## DATA SHOWN:
-*-*-

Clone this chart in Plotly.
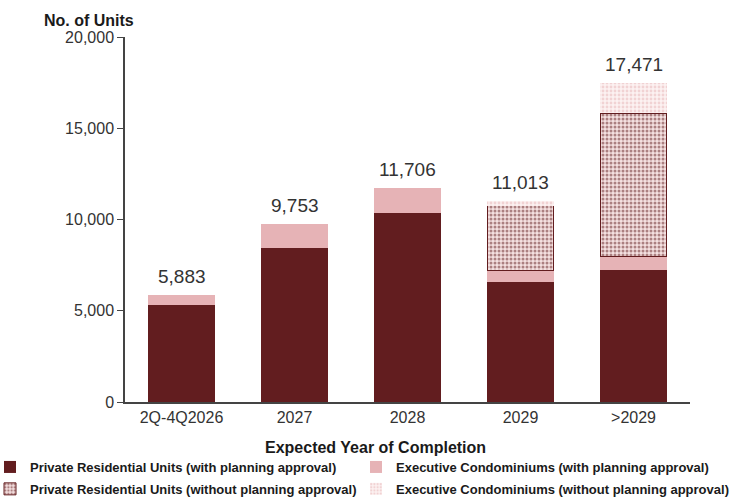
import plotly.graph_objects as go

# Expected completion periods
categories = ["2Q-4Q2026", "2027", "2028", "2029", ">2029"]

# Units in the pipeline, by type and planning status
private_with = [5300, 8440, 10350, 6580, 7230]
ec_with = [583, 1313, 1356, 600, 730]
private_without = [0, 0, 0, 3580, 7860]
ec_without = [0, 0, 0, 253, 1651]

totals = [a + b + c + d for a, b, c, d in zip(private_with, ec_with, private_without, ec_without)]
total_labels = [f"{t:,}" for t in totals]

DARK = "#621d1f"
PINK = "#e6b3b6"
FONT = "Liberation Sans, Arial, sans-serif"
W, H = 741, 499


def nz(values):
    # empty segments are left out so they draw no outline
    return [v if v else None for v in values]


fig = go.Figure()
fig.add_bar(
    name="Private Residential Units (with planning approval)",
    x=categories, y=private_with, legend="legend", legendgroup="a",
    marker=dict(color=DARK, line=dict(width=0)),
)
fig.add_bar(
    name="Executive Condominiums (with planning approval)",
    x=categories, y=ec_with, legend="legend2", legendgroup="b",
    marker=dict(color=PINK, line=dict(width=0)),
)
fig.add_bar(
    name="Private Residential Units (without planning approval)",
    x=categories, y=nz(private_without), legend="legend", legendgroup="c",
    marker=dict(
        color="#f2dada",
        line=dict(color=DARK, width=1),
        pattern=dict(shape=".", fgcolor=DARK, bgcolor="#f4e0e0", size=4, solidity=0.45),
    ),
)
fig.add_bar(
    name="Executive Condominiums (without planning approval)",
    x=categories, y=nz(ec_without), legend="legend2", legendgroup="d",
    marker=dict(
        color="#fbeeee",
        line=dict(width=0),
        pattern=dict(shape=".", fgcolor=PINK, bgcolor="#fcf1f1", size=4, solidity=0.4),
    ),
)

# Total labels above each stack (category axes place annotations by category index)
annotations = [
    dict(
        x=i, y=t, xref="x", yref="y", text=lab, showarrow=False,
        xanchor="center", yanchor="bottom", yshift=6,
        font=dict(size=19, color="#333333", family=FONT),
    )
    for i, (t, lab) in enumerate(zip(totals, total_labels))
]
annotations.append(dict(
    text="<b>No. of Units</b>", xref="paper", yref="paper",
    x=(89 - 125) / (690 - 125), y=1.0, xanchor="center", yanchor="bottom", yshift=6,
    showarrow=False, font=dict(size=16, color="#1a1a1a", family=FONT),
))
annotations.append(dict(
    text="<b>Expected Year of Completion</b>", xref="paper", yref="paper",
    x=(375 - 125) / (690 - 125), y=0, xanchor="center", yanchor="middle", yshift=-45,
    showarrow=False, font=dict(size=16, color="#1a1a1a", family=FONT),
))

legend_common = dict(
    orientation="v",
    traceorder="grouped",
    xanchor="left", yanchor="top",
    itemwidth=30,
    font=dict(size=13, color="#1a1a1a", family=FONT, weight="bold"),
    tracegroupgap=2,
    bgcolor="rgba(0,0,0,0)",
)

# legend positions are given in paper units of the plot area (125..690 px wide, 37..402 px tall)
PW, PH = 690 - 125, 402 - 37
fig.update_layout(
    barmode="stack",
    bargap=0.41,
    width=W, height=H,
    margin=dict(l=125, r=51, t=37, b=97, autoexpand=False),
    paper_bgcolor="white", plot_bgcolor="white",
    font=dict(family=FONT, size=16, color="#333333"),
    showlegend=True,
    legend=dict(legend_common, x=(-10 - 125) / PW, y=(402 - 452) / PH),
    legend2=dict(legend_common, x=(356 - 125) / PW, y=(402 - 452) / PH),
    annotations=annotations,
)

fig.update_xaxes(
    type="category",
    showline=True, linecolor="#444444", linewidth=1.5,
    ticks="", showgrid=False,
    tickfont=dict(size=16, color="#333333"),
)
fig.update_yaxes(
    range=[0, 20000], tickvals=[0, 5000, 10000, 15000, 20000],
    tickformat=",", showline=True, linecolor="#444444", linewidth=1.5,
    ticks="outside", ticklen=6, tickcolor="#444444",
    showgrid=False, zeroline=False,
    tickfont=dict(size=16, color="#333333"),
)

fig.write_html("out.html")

-*-*-

## EXERCISE AIM:
Repeat the material above in full and exactly, omitting the pictures.

## FINISHED TASK:
Clone this chart in Plotly.
import plotly.graph_objects as go

# Expected completion periods
categories = ["2Q-4Q2026", "2027", "2028", "2029", ">2029"]

# Units in the pipeline, by type and planning status
private_with = [5300, 8440, 10350, 6580, 7230]
ec_with = [583, 1313, 1356, 600, 730]
private_without = [0, 0, 0, 3580, 7860]
ec_without = [0, 0, 0, 253, 1651]

totals = [a + b + c + d for a, b, c, d in zip(private_with, ec_with, private_without, ec_without)]
total_labels = [f"{t:,}" for t in totals]

DARK = "#621d1f"
PINK = "#e6b3b6"
FONT = "Liberation Sans, Arial, sans-serif"
W, H = 741, 499


def nz(values):
    # empty segments are left out so they draw no outline
    return [v if v else None for v in values]


fig = go.Figure()
fig.add_bar(
    name="Private Residential Units (with planning approval)",
    x=categories, y=private_with, legend="legend", legendgroup="a",
    marker=dict(color=DARK, line=dict(width=0)),
)
fig.add_bar(
    name="Executive Condominiums (with planning approval)",
    x=categories, y=ec_with, legend="legend2", legendgroup="b",
    marker=dict(color=PINK, line=dict(width=0)),
)
fig.add_bar(
    name="Private Residential Units (without planning approval)",
    x=categories, y=nz(private_without), legend="legend", legendgroup="c",
    marker=dict(
        color="#f2dada",
        line=dict(color=DARK, width=1),
        pattern=dict(shape=".", fgcolor=DARK, bgcolor="#f4e0e0", size=4, solidity=0.45),
    ),
)
fig.add_bar(
    name="Executive Condominiums (without planning approval)",
    x=categories, y=nz(ec_without), legend="legend2", legendgroup="d",
    marker=dict(
        color="#fbeeee",
        line=dict(width=0),
        pattern=dict(shape=".", fgcolor=PINK, bgcolor="#fcf1f1", size=4, solidity=0.4),
    ),
)

# Total labels above each stack (category axes place annotations by category index)
annotations = [
    dict(
        x=i, y=t, xref="x", yref="y", text=lab, showarrow=False,
        xanchor="center", yanchor="bottom", yshift=6,
        font=dict(size=19, color="#333333", family=FONT),
    )
    for i, (t, lab) in enumerate(zip(totals, total_labels))
]
annotations.append(dict(
    text="<b>No. of Units</b>", xref="paper", yref="paper",
    x=(89 - 125) / (690 - 125), y=1.0, xanchor="center", yanchor="bottom", yshift=6,
    showarrow=False, font=dict(size=16, color="#1a1a1a", family=FONT),
))
annotations.append(dict(
    text="<b>Expected Year of Completion</b>", xref="paper", yref="paper",
    x=(375 - 125) / (690 - 125), y=0, xanchor="center", yanchor="middle", yshift=-45,
    showarrow=False, font=dict(size=16, color="#1a1a1a", family=FONT),
))

legend_common = dict(
    orientation="v",
    traceorder="grouped",
    xanchor="left", yanchor="top",
    itemwidth=30,
    font=dict(size=13, color="#1a1a1a", family=FONT, weight="bold"),
    tracegroupgap=2,
    bgcolor="rgba(0,0,0,0)",
)

# legend positions are given in paper units of the plot area (125..690 px wide, 37..402 px tall)
PW, PH = 690 - 125, 402 - 37
fig.update_layout(
    barmode="stack",
    bargap=0.41,
    width=W, height=H,
    margin=dict(l=125, r=51, t=37, b=97, autoexpand=False),
    paper_bgcolor="white", plot_bgcolor="white",
    font=dict(family=FONT, size=16, color="#333333"),
    showlegend=True,
    legend=dict(legend_common, x=(-10 - 125) / PW, y=(402 - 452) / PH),
    legend2=dict(legend_common, x=(356 - 125) / PW, y=(402 - 452) / PH),
    annotations=annotations,
)

fig.update_xaxes(
    type="category",
    showline=True, linecolor="#444444", linewidth=1.5,
    ticks="", showgrid=False,
    tickfont=dict(size=16, color="#333333"),
)
fig.update_yaxes(
    range=[0, 20000], tickvals=[0, 5000, 10000, 15000, 20000],
    tickformat=",", showline=True, linecolor="#444444", linewidth=1.5,
    ticks="outside", ticklen=6, tickcolor="#444444",
    showgrid=False, zeroline=False,
    tickfont=dict(size=16, color="#333333"),
)

fig.write_html("out.html")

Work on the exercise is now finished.